_WHAT NEEDS TO BE DONE_. Restate each line word for word. Leave out every picture.

_SUPPLIED DATA_.
----

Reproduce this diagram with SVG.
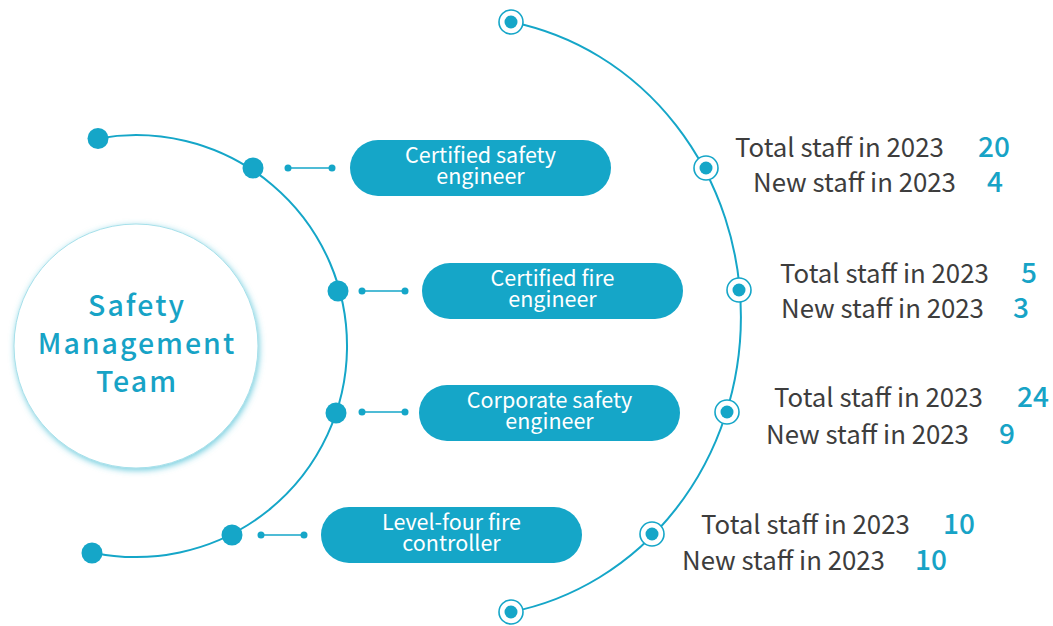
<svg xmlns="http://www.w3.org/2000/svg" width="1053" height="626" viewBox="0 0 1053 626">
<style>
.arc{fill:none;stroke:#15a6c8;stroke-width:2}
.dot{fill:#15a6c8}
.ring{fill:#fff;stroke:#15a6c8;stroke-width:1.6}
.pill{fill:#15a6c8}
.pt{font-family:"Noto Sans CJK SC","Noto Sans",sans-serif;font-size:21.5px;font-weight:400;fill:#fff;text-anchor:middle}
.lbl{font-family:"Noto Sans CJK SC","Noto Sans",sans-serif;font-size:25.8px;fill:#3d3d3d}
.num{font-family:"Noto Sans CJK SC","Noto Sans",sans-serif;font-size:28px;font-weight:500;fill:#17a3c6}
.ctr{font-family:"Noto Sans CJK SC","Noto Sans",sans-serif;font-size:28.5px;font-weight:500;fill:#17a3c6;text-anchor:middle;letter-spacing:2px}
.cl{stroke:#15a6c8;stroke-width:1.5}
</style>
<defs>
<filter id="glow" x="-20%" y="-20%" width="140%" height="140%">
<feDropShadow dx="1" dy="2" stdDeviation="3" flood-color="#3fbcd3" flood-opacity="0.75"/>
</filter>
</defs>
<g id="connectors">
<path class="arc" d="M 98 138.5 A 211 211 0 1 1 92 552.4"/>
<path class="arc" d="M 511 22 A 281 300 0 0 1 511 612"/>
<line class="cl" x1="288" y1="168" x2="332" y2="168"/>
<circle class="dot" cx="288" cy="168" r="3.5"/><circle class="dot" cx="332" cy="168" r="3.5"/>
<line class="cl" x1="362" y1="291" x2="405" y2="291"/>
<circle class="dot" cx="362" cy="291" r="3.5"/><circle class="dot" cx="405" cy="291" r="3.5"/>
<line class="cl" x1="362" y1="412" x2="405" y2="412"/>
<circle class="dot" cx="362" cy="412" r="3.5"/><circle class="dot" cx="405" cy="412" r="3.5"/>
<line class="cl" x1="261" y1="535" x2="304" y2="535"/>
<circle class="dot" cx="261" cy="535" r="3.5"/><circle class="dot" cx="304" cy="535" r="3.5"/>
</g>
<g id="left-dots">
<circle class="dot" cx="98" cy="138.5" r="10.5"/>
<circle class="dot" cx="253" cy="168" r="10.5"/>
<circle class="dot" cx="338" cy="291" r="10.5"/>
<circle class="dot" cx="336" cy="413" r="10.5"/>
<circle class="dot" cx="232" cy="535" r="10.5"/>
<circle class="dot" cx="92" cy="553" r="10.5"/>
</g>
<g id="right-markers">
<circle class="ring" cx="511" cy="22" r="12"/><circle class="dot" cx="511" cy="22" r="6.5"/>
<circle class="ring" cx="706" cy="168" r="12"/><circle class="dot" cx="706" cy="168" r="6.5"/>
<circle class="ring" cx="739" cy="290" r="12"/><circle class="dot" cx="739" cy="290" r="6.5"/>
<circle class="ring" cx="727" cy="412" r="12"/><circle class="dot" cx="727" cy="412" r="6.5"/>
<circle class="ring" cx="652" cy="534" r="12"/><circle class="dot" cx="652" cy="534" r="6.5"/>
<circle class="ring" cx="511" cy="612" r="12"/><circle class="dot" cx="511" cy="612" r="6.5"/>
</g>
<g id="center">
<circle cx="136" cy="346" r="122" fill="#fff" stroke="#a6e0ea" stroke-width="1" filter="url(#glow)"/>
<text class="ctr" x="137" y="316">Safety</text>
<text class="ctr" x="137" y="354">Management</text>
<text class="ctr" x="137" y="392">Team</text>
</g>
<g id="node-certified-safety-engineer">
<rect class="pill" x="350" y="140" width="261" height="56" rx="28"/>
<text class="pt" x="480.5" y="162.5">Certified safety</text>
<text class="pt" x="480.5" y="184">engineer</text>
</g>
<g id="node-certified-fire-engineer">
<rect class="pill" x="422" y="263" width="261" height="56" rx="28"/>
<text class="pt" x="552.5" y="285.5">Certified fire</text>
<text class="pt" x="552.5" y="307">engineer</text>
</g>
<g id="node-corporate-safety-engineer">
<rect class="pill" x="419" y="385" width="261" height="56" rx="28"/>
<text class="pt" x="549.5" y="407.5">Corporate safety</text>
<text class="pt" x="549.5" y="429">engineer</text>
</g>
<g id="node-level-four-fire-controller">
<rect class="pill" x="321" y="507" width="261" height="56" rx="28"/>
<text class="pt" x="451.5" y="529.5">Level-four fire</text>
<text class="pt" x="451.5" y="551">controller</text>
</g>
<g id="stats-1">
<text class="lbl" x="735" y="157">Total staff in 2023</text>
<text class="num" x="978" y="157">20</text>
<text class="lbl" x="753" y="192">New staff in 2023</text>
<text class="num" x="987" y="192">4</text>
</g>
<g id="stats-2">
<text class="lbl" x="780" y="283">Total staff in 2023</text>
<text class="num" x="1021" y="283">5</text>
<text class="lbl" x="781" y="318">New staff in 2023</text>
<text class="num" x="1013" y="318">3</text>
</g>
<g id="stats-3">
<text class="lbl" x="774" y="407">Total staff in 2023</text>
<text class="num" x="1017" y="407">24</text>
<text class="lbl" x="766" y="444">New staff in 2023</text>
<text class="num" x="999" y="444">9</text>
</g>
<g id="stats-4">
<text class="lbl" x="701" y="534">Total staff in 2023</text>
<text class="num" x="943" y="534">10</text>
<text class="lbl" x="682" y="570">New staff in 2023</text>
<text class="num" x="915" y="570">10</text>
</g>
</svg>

----

_RESPONSE TO THIS EXERCISE_.
Reproduce this diagram with SVG.
<svg xmlns="http://www.w3.org/2000/svg" width="1053" height="626" viewBox="0 0 1053 626">
<style>
.arc{fill:none;stroke:#15a6c8;stroke-width:2}
.dot{fill:#15a6c8}
.ring{fill:#fff;stroke:#15a6c8;stroke-width:1.6}
.pill{fill:#15a6c8}
.pt{font-family:"Noto Sans CJK SC","Noto Sans",sans-serif;font-size:21.5px;font-weight:400;fill:#fff;text-anchor:middle}
.lbl{font-family:"Noto Sans CJK SC","Noto Sans",sans-serif;font-size:25.8px;fill:#3d3d3d}
.num{font-family:"Noto Sans CJK SC","Noto Sans",sans-serif;font-size:28px;font-weight:500;fill:#17a3c6}
.ctr{font-family:"Noto Sans CJK SC","Noto Sans",sans-serif;font-size:28.5px;font-weight:500;fill:#17a3c6;text-anchor:middle;letter-spacing:2px}
.cl{stroke:#15a6c8;stroke-width:1.5}
</style>
<defs>
<filter id="glow" x="-20%" y="-20%" width="140%" height="140%">
<feDropShadow dx="1" dy="2" stdDeviation="3" flood-color="#3fbcd3" flood-opacity="0.75"/>
</filter>
</defs>
<g id="connectors">
<path class="arc" d="M 98 138.5 A 211 211 0 1 1 92 552.4"/>
<path class="arc" d="M 511 22 A 281 300 0 0 1 511 612"/>
<line class="cl" x1="288" y1="168" x2="332" y2="168"/>
<circle class="dot" cx="288" cy="168" r="3.5"/><circle class="dot" cx="332" cy="168" r="3.5"/>
<line class="cl" x1="362" y1="291" x2="405" y2="291"/>
<circle class="dot" cx="362" cy="291" r="3.5"/><circle class="dot" cx="405" cy="291" r="3.5"/>
<line class="cl" x1="362" y1="412" x2="405" y2="412"/>
<circle class="dot" cx="362" cy="412" r="3.5"/><circle class="dot" cx="405" cy="412" r="3.5"/>
<line class="cl" x1="261" y1="535" x2="304" y2="535"/>
<circle class="dot" cx="261" cy="535" r="3.5"/><circle class="dot" cx="304" cy="535" r="3.5"/>
</g>
<g id="left-dots">
<circle class="dot" cx="98" cy="138.5" r="10.5"/>
<circle class="dot" cx="253" cy="168" r="10.5"/>
<circle class="dot" cx="338" cy="291" r="10.5"/>
<circle class="dot" cx="336" cy="413" r="10.5"/>
<circle class="dot" cx="232" cy="535" r="10.5"/>
<circle class="dot" cx="92" cy="553" r="10.5"/>
</g>
<g id="right-markers">
<circle class="ring" cx="511" cy="22" r="12"/><circle class="dot" cx="511" cy="22" r="6.5"/>
<circle class="ring" cx="706" cy="168" r="12"/><circle class="dot" cx="706" cy="168" r="6.5"/>
<circle class="ring" cx="739" cy="290" r="12"/><circle class="dot" cx="739" cy="290" r="6.5"/>
<circle class="ring" cx="727" cy="412" r="12"/><circle class="dot" cx="727" cy="412" r="6.5"/>
<circle class="ring" cx="652" cy="534" r="12"/><circle class="dot" cx="652" cy="534" r="6.5"/>
<circle class="ring" cx="511" cy="612" r="12"/><circle class="dot" cx="511" cy="612" r="6.5"/>
</g>
<g id="center">
<circle cx="136" cy="346" r="122" fill="#fff" stroke="#a6e0ea" stroke-width="1" filter="url(#glow)"/>
<text class="ctr" x="137" y="316">Safety</text>
<text class="ctr" x="137" y="354">Management</text>
<text class="ctr" x="137" y="392">Team</text>
</g>
<g id="node-certified-safety-engineer">
<rect class="pill" x="350" y="140" width="261" height="56" rx="28"/>
<text class="pt" x="480.5" y="162.5">Certified safety</text>
<text class="pt" x="480.5" y="184">engineer</text>
</g>
<g id="node-certified-fire-engineer">
<rect class="pill" x="422" y="263" width="261" height="56" rx="28"/>
<text class="pt" x="552.5" y="285.5">Certified fire</text>
<text class="pt" x="552.5" y="307">engineer</text>
</g>
<g id="node-corporate-safety-engineer">
<rect class="pill" x="419" y="385" width="261" height="56" rx="28"/>
<text class="pt" x="549.5" y="407.5">Corporate safety</text>
<text class="pt" x="549.5" y="429">engineer</text>
</g>
<g id="node-level-four-fire-controller">
<rect class="pill" x="321" y="507" width="261" height="56" rx="28"/>
<text class="pt" x="451.5" y="529.5">Level-four fire</text>
<text class="pt" x="451.5" y="551">controller</text>
</g>
<g id="stats-1">
<text class="lbl" x="735" y="157">Total staff in 2023</text>
<text class="num" x="978" y="157">20</text>
<text class="lbl" x="753" y="192">New staff in 2023</text>
<text class="num" x="987" y="192">4</text>
</g>
<g id="stats-2">
<text class="lbl" x="780" y="283">Total staff in 2023</text>
<text class="num" x="1021" y="283">5</text>
<text class="lbl" x="781" y="318">New staff in 2023</text>
<text class="num" x="1013" y="318">3</text>
</g>
<g id="stats-3">
<text class="lbl" x="774" y="407">Total staff in 2023</text>
<text class="num" x="1017" y="407">24</text>
<text class="lbl" x="766" y="444">New staff in 2023</text>
<text class="num" x="999" y="444">9</text>
</g>
<g id="stats-4">
<text class="lbl" x="701" y="534">Total staff in 2023</text>
<text class="num" x="943" y="534">10</text>
<text class="lbl" x="682" y="570">New staff in 2023</text>
<text class="num" x="915" y="570">10</text>
</g>
</svg>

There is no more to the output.